Chinese opera builds cultural bridge to Europe's city of music
From:People's Daily OnlineAuthor: 2025-08-14 16:52
The tourist season in Vienna is in full swing, with a record-breaking number of Chinese tourists in evidence at the Golden Hall, Empress Sisi Museum at the Hofburg Palace and at Vienna's wonderful coffee houses. Two events however make this year extra special: "Waltz King" Johann Strauss' 200th birthday that's running concurrently with the Legendary Chinese Opera Festival 2025, held in the same hall that's home to the world-famous Vienna Boys' Choir.
According to Ernst Woller, recently retired president of the Vienna State Parliament and Honorary Chairman of the NGO International Culture Cooperation (ICC): "Music is a language that brings people from many cultures together. The Festival is the most important cultural exchange between China and Austria in recent years. The city of music, Vienna, is happy and proud to be the host."
When I first encountered Peking Opera in Beijing decades ago, I found it magical but incomprehensible yet over the years the magic and my understanding have grown stronger, so much so that I am planning to attend all Legendary Chinese Opera Festival 2025 performances of seven different historic Chinese operas including the three I've already recently experienced: Wu opera with a history of over four centuries from Zhejiang province of eastern coastal China (The Legend of the White Snake), Gui opera from Guangxi Zhuang Autonomous Region of southwest China (Face like Peach Blossom) and most recently Kunqu opera with a history of 600 years from Kunshan city, east China's Jiangsu province (The Western Chamber).
Photo by Tong Wey Wey/International Culture Cooperations (ICC)
The Western Chamber follows commoner scholar Zhang and noblewoman Yingying who fall in love at a temple. When bandits threaten them, Zhang saves Yingying, only to face her mother's objections to their marriage because of social/economic class differences. With the help of Yingying's cunning maid, Hongniang, their love ultimately prevails. How refreshing in our challenging contemporary times to experience a story with a hopeful ending.

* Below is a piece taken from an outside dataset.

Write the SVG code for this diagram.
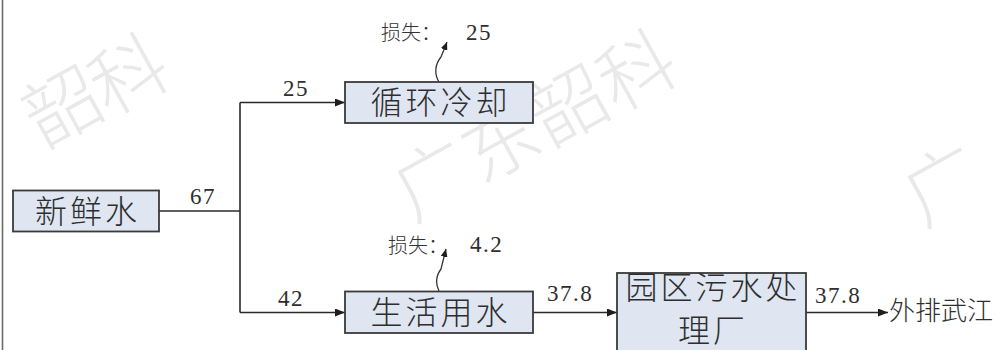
<svg xmlns="http://www.w3.org/2000/svg" width="1003" height="350" viewBox="0 0 1003 350">
  <style>
    .box { fill: #dfe6f1; stroke: #3a3a3a; stroke-width: 1.8; }
    .bt { font-family: "Noto Sans CJK SC", "Noto Sans CJK JP", sans-serif; font-size: 32px; fill: #2e2e2e; letter-spacing: 3px; text-anchor: middle; font-weight: 300; }
    .lbl { font-family: "Noto Sans CJK SC", "Noto Sans CJK JP", sans-serif; font-size: 20px; fill: #333; font-weight: 300; }
    .num { font-family: "Liberation Serif", "Times New Roman", serif; font-size: 23px; fill: #2e2e2e; letter-spacing: 1.5px; }
    .out { font-family: "Noto Sans CJK SC", "Noto Sans CJK JP", sans-serif; font-size: 26px; fill: #2e2e2e; font-weight: 300; }
    .ln { fill: none; stroke: #2a2a2a; stroke-width: 1.6; }
    .wv { fill: none; stroke: #333; stroke-width: 1.3; }
    .wm { font-family: "Noto Sans CJK SC", sans-serif; font-size: 76px; fill: #e9e9e9; font-weight: 300; text-anchor: middle; dominant-baseline: central; }
  </style>
  <defs>
    <marker id="ah" viewBox="0 0 10 8" refX="10" refY="4" markerWidth="10" markerHeight="8" markerUnits="userSpaceOnUse" orient="auto">
      <path d="M0,0 L10,4 L0,8 z" fill="#1e1e1e"/>
    </marker>
    <marker id="ahs" viewBox="0 0 8 7" refX="8" refY="3.5" markerWidth="8" markerHeight="7" markerUnits="userSpaceOnUse" orient="auto">
      <path d="M0,0 L8,3.5 L0,7 z" fill="#1e1e1e"/>
    </marker>
  </defs>
  <rect x="0" y="0" width="1003" height="350" fill="#ffffff"/>
  <g id="watermark">
    <text class="wm" transform="translate(60,102) rotate(-29)">韶</text>
    <text class="wm" transform="translate(126,70) rotate(-29)">科</text>
    <text class="wm" transform="translate(430,175) rotate(-29)">广</text>
    <text class="wm" transform="translate(498,138) rotate(-29)">东</text>
    <text class="wm" transform="translate(566,101) rotate(-29)">韶</text>
    <text class="wm" transform="translate(634,66) rotate(-29)">科</text>
    <text class="wm" transform="translate(940,180) rotate(-29)">广</text>
  </g>
  <line x1="2.5" y1="0" x2="2.5" y2="350" stroke="#6a6a6a" stroke-width="1.6"/>
  <g id="connectors">
    <path class="ln" d="M159,211 H240"/>
    <path class="ln" d="M240,102.5 V312.5"/>
    <path class="ln" d="M240,102.5 H345" marker-end="url(#ah)"/>
    <path class="ln" d="M240,312.5 H345" marker-end="url(#ah)"/>
    <path class="ln" d="M532,312.5 H617" marker-end="url(#ah)"/>
    <path class="ln" d="M806,312.5 H888" marker-end="url(#ah)"/>
    <path class="wv" d="M439,82 C434,74 435,64 441,57 L447,42" marker-end="url(#ahs)"/>
    <path class="wv" d="M439,291 C435,283 436,276 441,269 L446,249" marker-end="url(#ahs)"/>
    <text class="num" x="190" y="204">67</text>
    <text class="num" x="283" y="96">25</text>
    <text class="num" x="278" y="306">42</text>
    <text class="num" x="547" y="301">37.8</text>
    <text class="num" x="815" y="303">37.8</text>
    <text class="lbl" x="381" y="40">损失：<tspan class="num" x="466" y="40">25</tspan></text>
    <text class="lbl" x="388" y="253">损失：<tspan class="num" x="470" y="252">4.2</tspan></text>
  </g>
  <g id="n-fresh">
    <rect class="box" x="13" y="190.5" width="146" height="41"/>
    <text class="bt" x="87.5" y="223">新鲜水</text>
  </g>
  <g id="n-cool">
    <rect class="box" x="345" y="82" width="188" height="41"/>
    <text class="bt" x="440.5" y="114">循环冷却</text>
  </g>
  <g id="n-domestic">
    <rect class="box" x="345" y="291.5" width="188" height="41.5"/>
    <text class="bt" x="440.5" y="324">生活用水</text>
  </g>
  <g id="n-wwtp">
    <rect class="box" x="617" y="273" width="189" height="82"/>
    <text class="bt" x="713" y="299">园区污水处</text>
    <text class="bt" x="713" y="342">理厂</text>
  </g>
  <g id="n-out">
    <text class="out" x="889" y="320">外排武江</text>
  </g>
</svg>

While the opera's theme of love defying societal expectations resonates universally, Western audiences especially appreciate stories where personal desire triumphs over rigid tradition. The opera's stress on individual agency, female empowerment, and romance rising above daunting obstacles reflects enduring values to which we can all relate. The compelling magic of this venerable art form, now becoming more widely known in the West with the rise of China and Chinese culture, conveys strong emotions that transcend continents and centuries.
My favorite opera, however, is upcoming next on August 23 and 24 from the Yue opera tradition that began in 1906: "The Butterfly Lovers", based on a much beloved Chinese folk tale about two ill-fated, star-crossed lovers and their eternal pursuit of love, freedom and human dignity. The legend not only inspired the Yue opera but my favorite piece of Chinese classical music "The Butterfly Lovers Violin Concerto" from 1959 and which was interestingly written by students He Zhanhao and Chen Gang and their colleagues at the Shanghai Conservatory of Music to celebrate the tenth anniversary of the PRC.
The Legendary Chinese Opera Festival 2025 won't only be seen in Vienna but will be pan-European, travelling to please audiences in neighboring Croatia, Germany, Hungary and Italy.
Upcoming performances run until mid-November. They include operas from Yue, Yang, Xi and Huai opera. All are subtitled in English and German.
Aside from the operas themselves, the Festival not only includes performances but educational workshops. Some of these are about traditional costume design and aesthetics. If there had been a workshop on cosmetics, make up and symbolism, I would have been first in line because I find them exotic and compelling. And if I were a child, I would have been sitting in the first row of the children's workshop "Legendary Chinese Opera in the World of Lego"!
In addition to ICC, supporting organizations include the Austrian Journalist Club, China Opera Research Society of Beijing, Confucius Institute at the University of Vienna and the Art Development Center of the Chinese Ministry of Culture.
The Festival would have never happened without the dedication of so many enthusiastic talents, especially Ms. Yao Yao, ICC's Artistic Director, for whom this cross-cultural bridge building was seen as both a labor of love and a necessity in a challenging global environment.
For a few intense hours the enthusiastic audience and I were mentally transported both in distance and time to ancient China. As Austrian soprano Claudia Puhr enthused: "The West Chamber shimmered in the delicate colors of richly embroidered costumes whose cast members perfectly executed intricate movements and singing."
I hope others will be lucky enough to avail themselves of the same transformative experience here in the very heart of Europe.